Okonkwo is filled with pride and self dignity, which pulls him ahead in his clan but will bring him down in the end. This is a quality of a tragic hero which Okonkwo dills the description of. "In a flash Okonkwo drew his machete. The messenger crouched to avoid the blow. It was useless. Okonkwo's machete descended twice and the man's head lay beside his uniformed body" (Achebe, 188). When the messengers came and ordered the meting to stop Okonkwo because furious. As the big man with authority he took it into his hands to see to it that the clan's affairs were uninterrupted. His pride and image of power forced him to stand up and be the line of defense and the spokesperson for the clan. With a swipe of his blade Okonkwo beat down the clan threat and pronounced his authority. However after leading the attack none of his fellow clansmen followed his lead. They did not think it was proper at the time or anytime now to physically stand up to the Christians. No one else had as much pride for their clan to be so unreasonable with the Christians so Okonkwo was left by himself with no support all because of his excessive pride. Okonkwo knows that the clan is doomed and so he hangs himself which is an abomination to the clan. By doing this Okonkwo throws out anything he has worked for in life. The clan will not follow him and now he will be tried by the white men. Nothing is worth living for because his people can no longer live up to his expectations and his standard of pride, which has made him an outcast and brought him down.

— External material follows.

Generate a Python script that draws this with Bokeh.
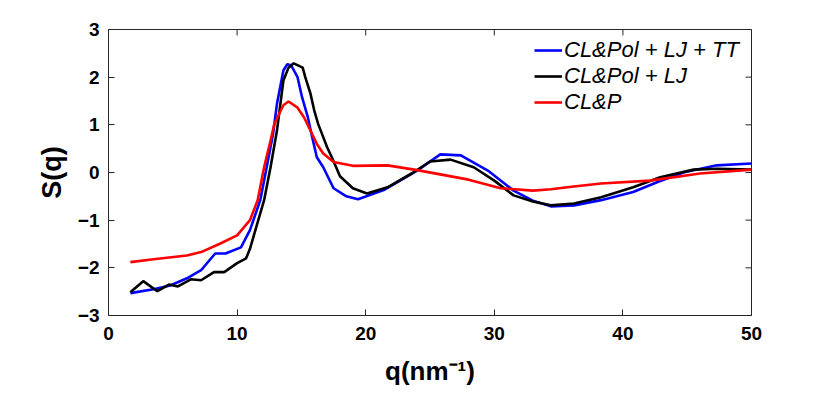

Okonkwo is flawed by his excessive pride and need for everything to be perfect, but he has good intentions. As the white men come and spread Christianity amongst his people he faces them making him the protagonist. He earns tribal titles and commands authority, power, and wealth. When everyone else in his clan is compromising with the Christians, Okonkwo defies them and lets his pride run wild which ruins him in the end. Okonkwo is a tragic hero and leads the story of his clan.